Dislocation Patterns and the Similitude Principle: 2.5D Mesoscale Simulations

During plastic flow of crystalline solids, dislocations self-organize in the form of patterns, with a wavelength that is inversely proportional to stress. After four decades of investigations, the origin of this property is still under discussion. We show that dislocation patterns verifying the principle of similitude can be obtained from dynamics simulations of double slip. These patterns are formed in the presence of long- and short-range interactions, but they are not significantly modified when only short-range interactions are present. This new insight into dislocation patterning phenomena has important implications regarding current models.

Figure 1

(a) Shear stress vs the square root of the total dislocation density in dimensionless variables. Simulations starting with different initial densities are superimposed, yielding a linear slope $\alpha \approx 0.65$. (b) Total density vs plastic strain curves for various initial densities. The arrow indicates the conditions at which the pattern shown in Fig. 2 is obtained and $m$ is the implemented multiplication rate.

Figure 2

(a) A periodic 2D pattern ($\lambda \approx 2.5\mu \mathrm{m}$, $L=14\mu \mathrm{m}$, $\rho =1.8\times {10}^{13}{\mathrm{m}}^{-2}$).
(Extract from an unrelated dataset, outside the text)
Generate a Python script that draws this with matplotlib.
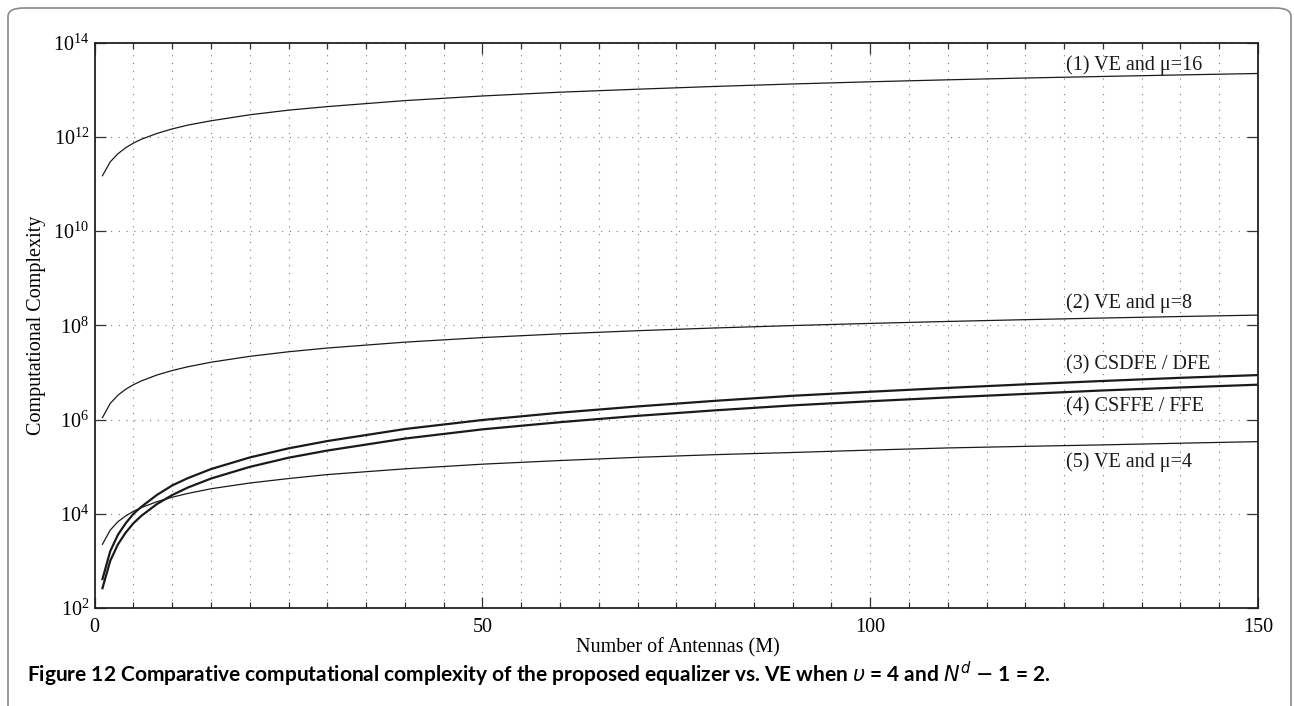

The Fourier transform of this pattern is shown in the inset; the diffraction spots corresponding to the two wall spacings are encircled. (b) Snapshot of a magnified cell wall (vertical after rotation).

Figure 3

Numerical check of the similitude principle: scaled resolved stress vs the inverse of the scaled wall periodicity $b/\lambda$ (two values are plotted when the two types of walls do not have exactly same periodicity). ▵: all interactions included. ▾: short-range interactions only.